--- Begin ---
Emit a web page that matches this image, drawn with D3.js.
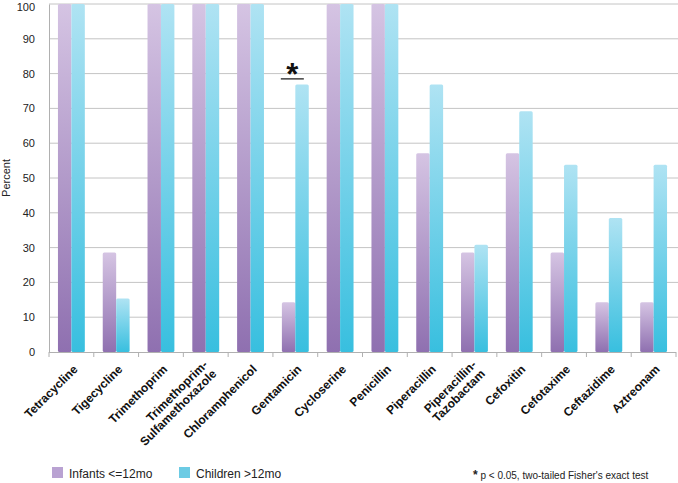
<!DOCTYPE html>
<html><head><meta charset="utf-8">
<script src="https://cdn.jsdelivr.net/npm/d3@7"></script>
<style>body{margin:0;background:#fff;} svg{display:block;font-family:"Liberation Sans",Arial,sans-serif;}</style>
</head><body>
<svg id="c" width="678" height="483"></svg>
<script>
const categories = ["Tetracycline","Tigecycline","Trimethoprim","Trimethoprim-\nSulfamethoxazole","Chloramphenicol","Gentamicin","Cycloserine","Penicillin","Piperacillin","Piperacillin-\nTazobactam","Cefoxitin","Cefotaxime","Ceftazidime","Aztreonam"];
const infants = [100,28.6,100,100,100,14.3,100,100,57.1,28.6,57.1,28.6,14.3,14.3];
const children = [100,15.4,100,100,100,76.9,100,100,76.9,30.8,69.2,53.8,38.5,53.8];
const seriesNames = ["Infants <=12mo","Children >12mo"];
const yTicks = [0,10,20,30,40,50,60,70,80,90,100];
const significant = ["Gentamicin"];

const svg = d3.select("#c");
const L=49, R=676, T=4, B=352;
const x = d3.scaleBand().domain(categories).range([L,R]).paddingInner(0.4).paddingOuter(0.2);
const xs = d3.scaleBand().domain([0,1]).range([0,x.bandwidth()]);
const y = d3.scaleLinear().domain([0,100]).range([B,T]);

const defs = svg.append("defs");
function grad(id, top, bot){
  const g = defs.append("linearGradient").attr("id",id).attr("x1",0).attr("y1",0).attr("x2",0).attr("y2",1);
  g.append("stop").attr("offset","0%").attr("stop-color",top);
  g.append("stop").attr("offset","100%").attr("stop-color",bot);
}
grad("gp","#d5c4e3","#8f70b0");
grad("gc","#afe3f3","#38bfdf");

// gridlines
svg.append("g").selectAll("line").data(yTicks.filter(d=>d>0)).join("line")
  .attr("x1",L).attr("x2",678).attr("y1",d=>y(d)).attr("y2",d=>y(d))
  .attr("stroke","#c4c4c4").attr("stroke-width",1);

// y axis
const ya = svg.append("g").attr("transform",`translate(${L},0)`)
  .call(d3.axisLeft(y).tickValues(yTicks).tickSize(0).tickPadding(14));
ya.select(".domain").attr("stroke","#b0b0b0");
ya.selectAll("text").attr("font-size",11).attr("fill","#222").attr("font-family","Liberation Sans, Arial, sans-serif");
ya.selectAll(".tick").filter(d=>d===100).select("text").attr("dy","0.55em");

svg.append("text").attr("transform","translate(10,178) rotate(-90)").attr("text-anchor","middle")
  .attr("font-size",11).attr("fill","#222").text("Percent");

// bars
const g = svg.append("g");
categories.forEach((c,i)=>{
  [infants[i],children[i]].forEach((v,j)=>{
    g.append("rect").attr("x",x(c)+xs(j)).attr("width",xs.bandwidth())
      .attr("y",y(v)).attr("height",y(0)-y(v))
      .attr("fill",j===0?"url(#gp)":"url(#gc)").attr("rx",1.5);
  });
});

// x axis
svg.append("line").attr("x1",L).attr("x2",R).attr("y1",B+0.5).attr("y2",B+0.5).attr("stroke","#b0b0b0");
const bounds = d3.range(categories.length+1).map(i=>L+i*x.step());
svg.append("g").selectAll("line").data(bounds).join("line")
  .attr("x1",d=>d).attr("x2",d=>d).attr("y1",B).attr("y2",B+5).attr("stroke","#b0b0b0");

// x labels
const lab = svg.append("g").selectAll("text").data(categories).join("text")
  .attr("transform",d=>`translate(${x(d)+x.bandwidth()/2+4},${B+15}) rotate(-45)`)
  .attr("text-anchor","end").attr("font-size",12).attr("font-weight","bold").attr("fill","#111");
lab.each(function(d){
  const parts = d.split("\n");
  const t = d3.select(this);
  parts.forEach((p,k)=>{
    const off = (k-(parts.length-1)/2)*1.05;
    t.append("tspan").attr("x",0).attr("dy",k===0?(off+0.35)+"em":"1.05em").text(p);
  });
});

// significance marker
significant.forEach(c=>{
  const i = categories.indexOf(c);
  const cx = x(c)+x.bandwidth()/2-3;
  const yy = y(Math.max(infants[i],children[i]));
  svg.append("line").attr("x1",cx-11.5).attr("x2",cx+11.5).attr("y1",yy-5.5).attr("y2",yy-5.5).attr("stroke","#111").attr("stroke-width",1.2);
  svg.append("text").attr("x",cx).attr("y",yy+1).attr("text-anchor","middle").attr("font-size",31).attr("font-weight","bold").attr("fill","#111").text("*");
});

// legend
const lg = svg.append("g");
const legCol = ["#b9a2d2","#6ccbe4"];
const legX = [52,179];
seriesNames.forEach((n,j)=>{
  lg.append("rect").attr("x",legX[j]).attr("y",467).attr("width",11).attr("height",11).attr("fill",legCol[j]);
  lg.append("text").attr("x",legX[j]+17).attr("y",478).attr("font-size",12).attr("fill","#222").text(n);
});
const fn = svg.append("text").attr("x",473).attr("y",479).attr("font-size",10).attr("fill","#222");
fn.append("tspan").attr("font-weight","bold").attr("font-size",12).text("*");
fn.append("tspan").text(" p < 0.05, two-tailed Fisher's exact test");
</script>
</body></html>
--- End ---
PROMPT. Drop the images and repeat the data exactly.

PROBLEM SOLUTION.
Emit a web page that matches this image, drawn with D3.js.
<!DOCTYPE html>
<html><head><meta charset="utf-8">
<script src="https://cdn.jsdelivr.net/npm/d3@7"></script>
<style>body{margin:0;background:#fff;} svg{display:block;font-family:"Liberation Sans",Arial,sans-serif;}</style>
</head><body>
<svg id="c" width="678" height="483"></svg>
<script>
const categories = ["Tetracycline","Tigecycline","Trimethoprim","Trimethoprim-\nSulfamethoxazole","Chloramphenicol","Gentamicin","Cycloserine","Penicillin","Piperacillin","Piperacillin-\nTazobactam","Cefoxitin","Cefotaxime","Ceftazidime","Aztreonam"];
const infants = [100,28.6,100,100,100,14.3,100,100,57.1,28.6,57.1,28.6,14.3,14.3];
const children = [100,15.4,100,100,100,76.9,100,100,76.9,30.8,69.2,53.8,38.5,53.8];
const seriesNames = ["Infants <=12mo","Children >12mo"];
const yTicks = [0,10,20,30,40,50,60,70,80,90,100];
const significant = ["Gentamicin"];

const svg = d3.select("#c");
const L=49, R=676, T=4, B=352;
const x = d3.scaleBand().domain(categories).range([L,R]).paddingInner(0.4).paddingOuter(0.2);
const xs = d3.scaleBand().domain([0,1]).range([0,x.bandwidth()]);
const y = d3.scaleLinear().domain([0,100]).range([B,T]);

const defs = svg.append("defs");
function grad(id, top, bot){
  const g = defs.append("linearGradient").attr("id",id).attr("x1",0).attr("y1",0).attr("x2",0).attr("y2",1);
  g.append("stop").attr("offset","0%").attr("stop-color",top);
  g.append("stop").attr("offset","100%").attr("stop-color",bot);
}
grad("gp","#d5c4e3","#8f70b0");
grad("gc","#afe3f3","#38bfdf");

// gridlines
svg.append("g").selectAll("line").data(yTicks.filter(d=>d>0)).join("line")
  .attr("x1",L).attr("x2",678).attr("y1",d=>y(d)).attr("y2",d=>y(d))
  .attr("stroke","#c4c4c4").attr("stroke-width",1);

// y axis
const ya = svg.append("g").attr("transform",`translate(${L},0)`)
  .call(d3.axisLeft(y).tickValues(yTicks).tickSize(0).tickPadding(14));
ya.select(".domain").attr("stroke","#b0b0b0");
ya.selectAll("text").attr("font-size",11).attr("fill","#222").attr("font-family","Liberation Sans, Arial, sans-serif");
ya.selectAll(".tick").filter(d=>d===100).select("text").attr("dy","0.55em");

svg.append("text").attr("transform","translate(10,178) rotate(-90)").attr("text-anchor","middle")
  .attr("font-size",11).attr("fill","#222").text("Percent");

// bars
const g = svg.append("g");
categories.forEach((c,i)=>{
  [infants[i],children[i]].forEach((v,j)=>{
    g.append("rect").attr("x",x(c)+xs(j)).attr("width",xs.bandwidth())
      .attr("y",y(v)).attr("height",y(0)-y(v))
      .attr("fill",j===0?"url(#gp)":"url(#gc)").attr("rx",1.5);
  });
});

// x axis
svg.append("line").attr("x1",L).attr("x2",R).attr("y1",B+0.5).attr("y2",B+0.5).attr("stroke","#b0b0b0");
const bounds = d3.range(categories.length+1).map(i=>L+i*x.step());
svg.append("g").selectAll("line").data(bounds).join("line")
  .attr("x1",d=>d).attr("x2",d=>d).attr("y1",B).attr("y2",B+5).attr("stroke","#b0b0b0");

// x labels
const lab = svg.append("g").selectAll("text").data(categories).join("text")
  .attr("transform",d=>`translate(${x(d)+x.bandwidth()/2+4},${B+15}) rotate(-45)`)
  .attr("text-anchor","end").attr("font-size",12).attr("font-weight","bold").attr("fill","#111");
lab.each(function(d){
  const parts = d.split("\n");
  const t = d3.select(this);
  parts.forEach((p,k)=>{
    const off = (k-(parts.length-1)/2)*1.05;
    t.append("tspan").attr("x",0).attr("dy",k===0?(off+0.35)+"em":"1.05em").text(p);
  });
});

// significance marker
significant.forEach(c=>{
  const i = categories.indexOf(c);
  const cx = x(c)+x.bandwidth()/2-3;
  const yy = y(Math.max(infants[i],children[i]));
  svg.append("line").attr("x1",cx-11.5).attr("x2",cx+11.5).attr("y1",yy-5.5).attr("y2",yy-5.5).attr("stroke","#111").attr("stroke-width",1.2);
  svg.append("text").attr("x",cx).attr("y",yy+1).attr("text-anchor","middle").attr("font-size",31).attr("font-weight","bold").attr("fill","#111").text("*");
});

// legend
const lg = svg.append("g");
const legCol = ["#b9a2d2","#6ccbe4"];
const legX = [52,179];
seriesNames.forEach((n,j)=>{
  lg.append("rect").attr("x",legX[j]).attr("y",467).attr("width",11).attr("height",11).attr("fill",legCol[j]);
  lg.append("text").attr("x",legX[j]+17).attr("y",478).attr("font-size",12).attr("fill","#222").text(n);
});
const fn = svg.append("text").attr("x",473).attr("y",479).attr("font-size",10).attr("fill","#222");
fn.append("tspan").attr("font-weight","bold").attr("font-size",12).text("*");
fn.append("tspan").text(" p < 0.05, two-tailed Fisher's exact test");
</script>
</body></html>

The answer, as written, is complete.